Addressing a select group of Nigerian editors and media heads, Prof Ikonne defended his time as the vice-chancellor of the state university, saying he paid salaries of the university personnel and lecturers regularly until Covid-19 halted the institution’s activities.

This follows claims that he relegated payment of salaries and other welfare packages while he held sway at the state university.

The 66-year-old Ikonne also declared “Age does not define the qualities of a man… I am functional”, insisting that his tenure at the university was a record yet to be broken.

He said: “If I could perform miracles at the Abia Polytechnic and ABSU, I will perform even better as governor of this state.”

At ABSU, Ikonne claimed he assumed office with the motto “Our Story Must Change” and established a vision statement that shaped his administration.

Ikonne reminded critics of how he was still appointed vice-chancellor of ABSU despite the disapproval of lecturers from Abiapoly.

“It was based on my performance at Abiapoly that some ABSU lecturers led by the Deputy Vice-Chancellor Academics came to the polytechnic and asked me to express interest in becoming vice-chancellor of the university, and I was later appointed the VC of ABSU in 2015 and concluded my tenure in 2020.”

According to Ikonne, ABSU, which was rated 93 in the Nigerian university rating in 2015, is now the country’s second-best state institution, and by the time he ended his tenure in 2020, ABSU was rated 27th.

He said he introduced some new courses, built new faculty complexes, increased avenues for ABSU’s internal revenue generation (IGR), facilitated research funding through TETFUND, and ensured the N3 billion intervention fund from TETFUND was put to good use, as well as convinced the ABSU alumni association to invest in the university.

“With the N3bn intervention fund, we established the faculty of Engineering and Pharmaceutical Sciences at Aba and the Faculty of Law at Umudike, Umuahia and also build complexes for engineering and public health faculties and a medical centre for the university, an engineering workshop, an ICT building, including the main entrance gate and a walkway of the university.”

Ikonne recounted that, in addition to paying monthly payments at the university, he had the state government intercede to pay off nine months’ salary arrears at the Abiapoly.

“The institution owed over N2 billion in loans and was paying monthly interest of nearly N42 million, but the N2 billion loan arrears were cleared thanks to Governor Okezie Ikpeazu’s generosity.”

In addition, he claimed he improved the polytechnic’s main entrance, devised a system for paying salaries regularly, tarred the road from the gate to the campus, built a new main gate with the help of SLOT Systems Ltd., and hired staff and non-teaching staff to do the majority of the work, such as welding, building construction, and sculpturing, as direct labour.

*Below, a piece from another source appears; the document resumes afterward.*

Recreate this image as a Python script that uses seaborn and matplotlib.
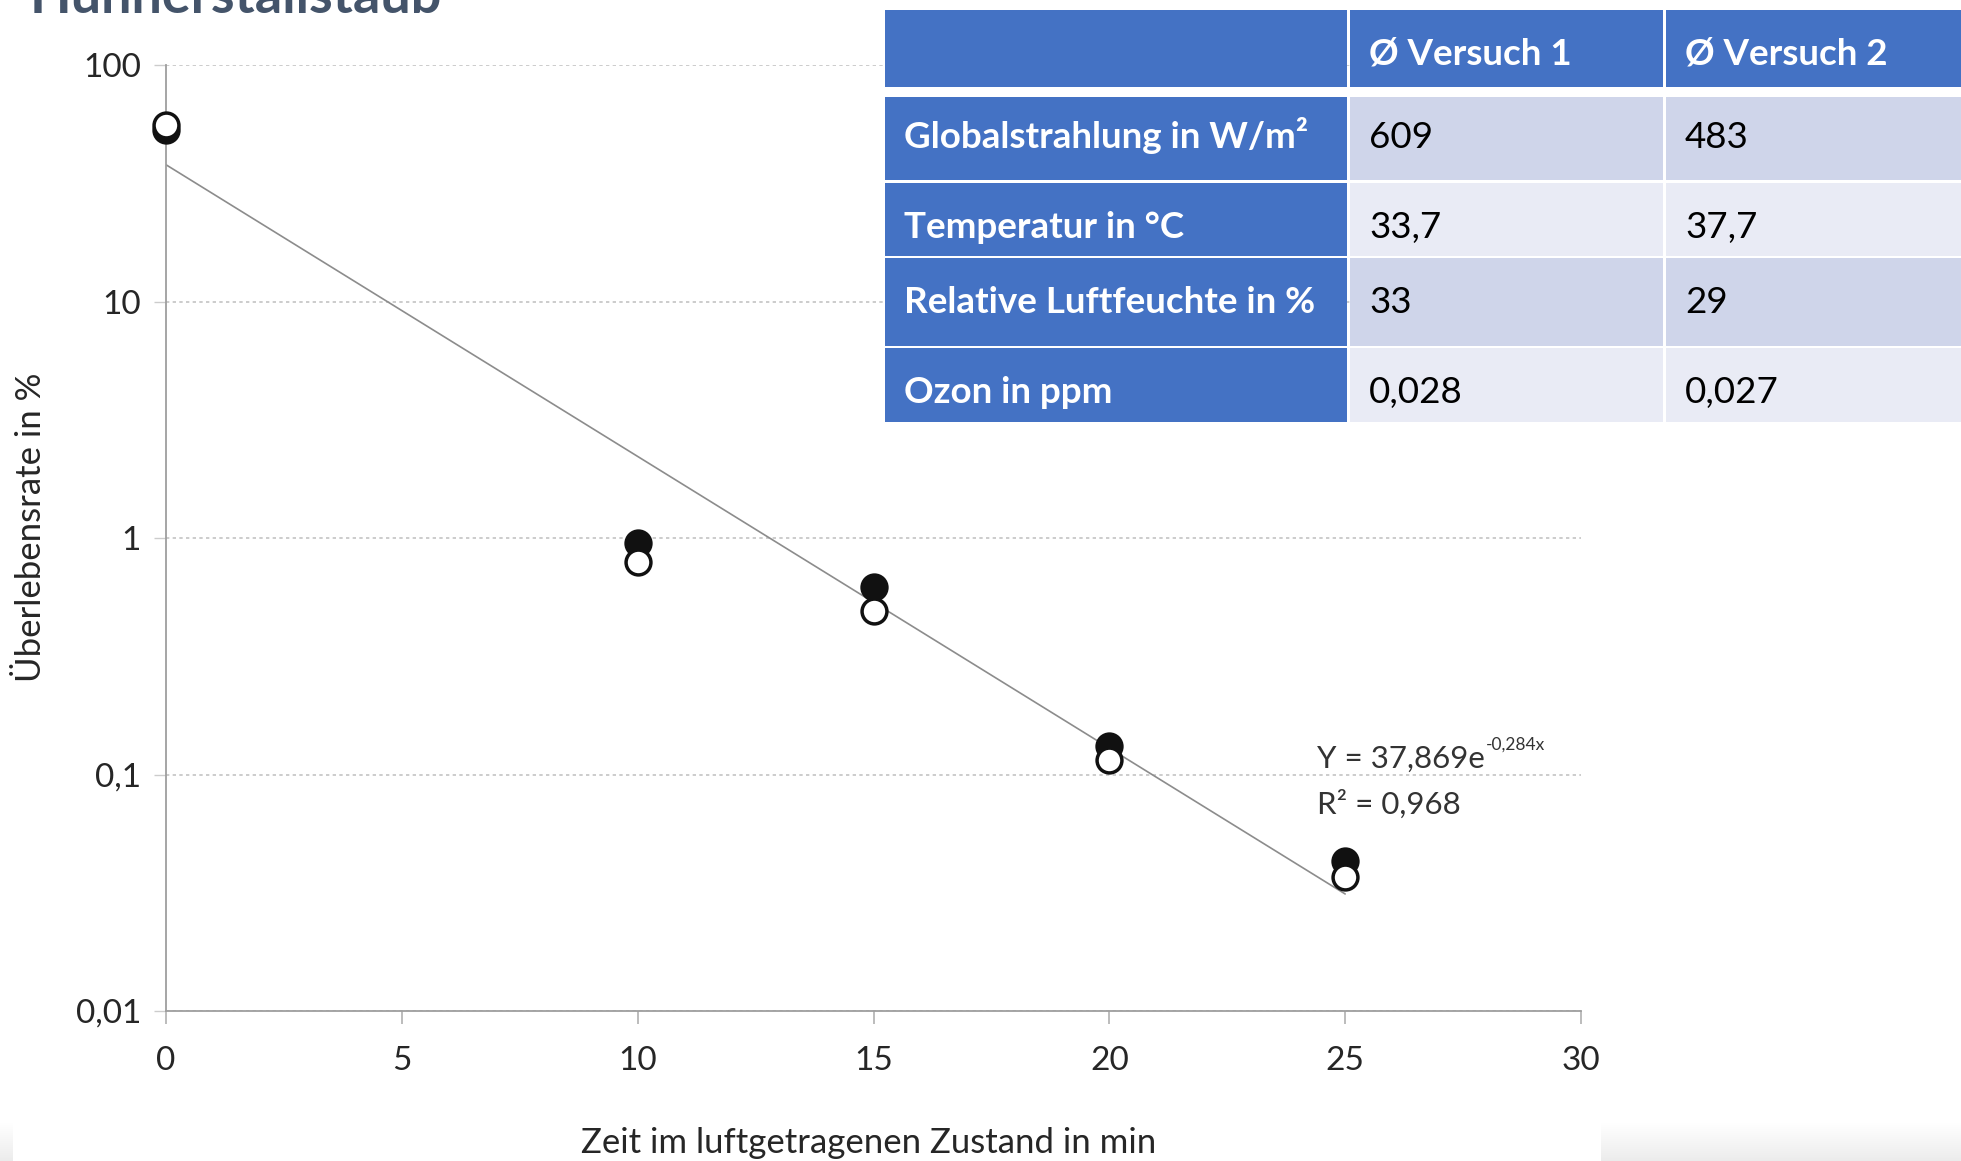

He said he encouraged resourcefulness at the school and through the creation of steel sculptures that were sold to the general public. “We have outstanding people in that school and I would often spur them to do the majority of the projects there to save money.”

Ikonne stated that he will operate Abia’s schools through a public-private partnership, while also constructing a model school in each of the three senatorial zones.

In agriculture, Ikonne stated that he would transform the state’s ancient farming system into a contemporary one, transforming agriculture into a company based on the state’s comparative advantage and modernising farmhouses into model-products housing.